◆ Data lines
'''
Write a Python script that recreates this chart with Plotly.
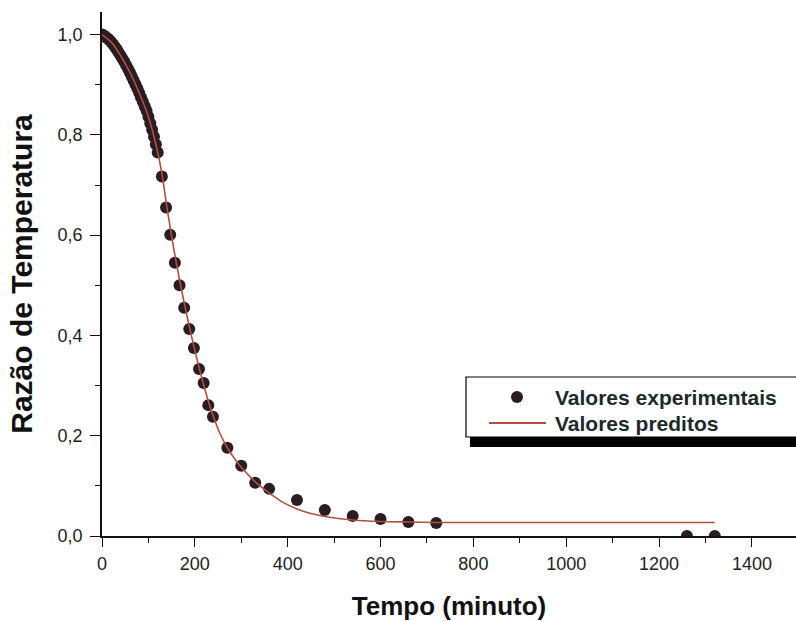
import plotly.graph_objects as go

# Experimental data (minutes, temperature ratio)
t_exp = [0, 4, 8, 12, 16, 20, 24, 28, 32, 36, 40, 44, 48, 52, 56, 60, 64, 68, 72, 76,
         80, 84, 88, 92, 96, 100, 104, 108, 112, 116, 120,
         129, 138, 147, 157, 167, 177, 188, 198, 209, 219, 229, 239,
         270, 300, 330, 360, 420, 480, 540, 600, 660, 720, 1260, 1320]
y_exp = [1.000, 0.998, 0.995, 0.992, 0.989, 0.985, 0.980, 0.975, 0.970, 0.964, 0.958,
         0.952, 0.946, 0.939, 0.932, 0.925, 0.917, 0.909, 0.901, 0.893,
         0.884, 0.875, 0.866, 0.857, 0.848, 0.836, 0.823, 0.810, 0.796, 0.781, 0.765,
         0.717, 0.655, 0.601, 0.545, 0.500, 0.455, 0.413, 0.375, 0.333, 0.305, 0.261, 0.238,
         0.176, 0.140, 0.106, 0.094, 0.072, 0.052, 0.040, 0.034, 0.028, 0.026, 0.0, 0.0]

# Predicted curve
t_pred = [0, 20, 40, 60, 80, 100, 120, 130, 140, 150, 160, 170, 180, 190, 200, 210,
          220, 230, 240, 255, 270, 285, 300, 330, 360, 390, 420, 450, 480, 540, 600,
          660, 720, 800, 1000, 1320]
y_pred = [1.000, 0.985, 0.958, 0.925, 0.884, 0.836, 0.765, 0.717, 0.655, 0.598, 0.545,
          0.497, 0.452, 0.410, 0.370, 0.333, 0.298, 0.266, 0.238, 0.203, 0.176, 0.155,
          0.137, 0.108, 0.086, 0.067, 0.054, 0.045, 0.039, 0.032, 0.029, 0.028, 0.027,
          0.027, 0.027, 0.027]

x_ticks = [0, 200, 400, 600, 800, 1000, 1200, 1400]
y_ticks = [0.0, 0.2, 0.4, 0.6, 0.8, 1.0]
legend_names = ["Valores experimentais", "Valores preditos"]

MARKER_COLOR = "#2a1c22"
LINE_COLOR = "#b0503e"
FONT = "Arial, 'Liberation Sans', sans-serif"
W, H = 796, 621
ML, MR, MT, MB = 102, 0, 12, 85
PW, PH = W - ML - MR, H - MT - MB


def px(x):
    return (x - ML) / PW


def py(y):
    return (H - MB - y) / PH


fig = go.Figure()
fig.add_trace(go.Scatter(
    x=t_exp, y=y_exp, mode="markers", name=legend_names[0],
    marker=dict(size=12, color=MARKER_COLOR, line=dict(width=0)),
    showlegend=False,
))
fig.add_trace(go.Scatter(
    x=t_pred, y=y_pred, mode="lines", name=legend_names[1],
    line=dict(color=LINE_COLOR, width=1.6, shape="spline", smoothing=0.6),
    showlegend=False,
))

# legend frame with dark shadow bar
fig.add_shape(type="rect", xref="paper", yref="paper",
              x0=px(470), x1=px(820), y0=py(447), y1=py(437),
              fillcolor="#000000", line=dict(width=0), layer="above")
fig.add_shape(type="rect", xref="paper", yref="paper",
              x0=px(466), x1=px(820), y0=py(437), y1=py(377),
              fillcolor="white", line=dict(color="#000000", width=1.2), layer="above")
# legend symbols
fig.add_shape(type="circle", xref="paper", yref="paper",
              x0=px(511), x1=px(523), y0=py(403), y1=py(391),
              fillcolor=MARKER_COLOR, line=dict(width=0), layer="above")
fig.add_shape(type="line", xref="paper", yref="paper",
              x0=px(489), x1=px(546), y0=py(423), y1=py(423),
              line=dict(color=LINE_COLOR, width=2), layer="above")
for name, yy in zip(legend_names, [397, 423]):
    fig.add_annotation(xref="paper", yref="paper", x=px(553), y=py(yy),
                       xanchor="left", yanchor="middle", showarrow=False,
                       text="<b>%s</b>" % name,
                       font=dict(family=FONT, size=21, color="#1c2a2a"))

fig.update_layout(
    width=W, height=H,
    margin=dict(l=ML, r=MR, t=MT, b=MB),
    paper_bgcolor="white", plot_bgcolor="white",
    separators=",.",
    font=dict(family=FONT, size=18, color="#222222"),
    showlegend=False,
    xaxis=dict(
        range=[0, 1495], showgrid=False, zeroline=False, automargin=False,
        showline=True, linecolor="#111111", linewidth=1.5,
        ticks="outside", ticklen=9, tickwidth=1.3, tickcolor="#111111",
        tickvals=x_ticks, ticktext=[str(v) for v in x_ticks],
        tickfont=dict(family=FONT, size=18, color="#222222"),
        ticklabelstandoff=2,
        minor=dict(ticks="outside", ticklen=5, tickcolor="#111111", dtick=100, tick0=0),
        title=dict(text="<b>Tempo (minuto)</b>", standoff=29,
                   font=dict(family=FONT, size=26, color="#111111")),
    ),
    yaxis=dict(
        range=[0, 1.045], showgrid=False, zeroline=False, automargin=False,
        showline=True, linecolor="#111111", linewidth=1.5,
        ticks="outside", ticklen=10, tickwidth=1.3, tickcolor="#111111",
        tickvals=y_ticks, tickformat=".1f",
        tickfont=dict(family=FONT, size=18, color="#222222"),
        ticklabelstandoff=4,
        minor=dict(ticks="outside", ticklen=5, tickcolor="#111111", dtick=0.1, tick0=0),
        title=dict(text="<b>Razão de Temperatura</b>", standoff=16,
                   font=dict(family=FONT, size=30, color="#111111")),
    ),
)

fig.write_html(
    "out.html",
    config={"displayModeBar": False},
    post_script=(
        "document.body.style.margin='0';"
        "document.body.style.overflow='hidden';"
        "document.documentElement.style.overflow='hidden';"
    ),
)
'''
Copy out each line of the listing that holds "with".

Write a Python script that recreates this chart with Plotly.
# legend frame with dark shadow bar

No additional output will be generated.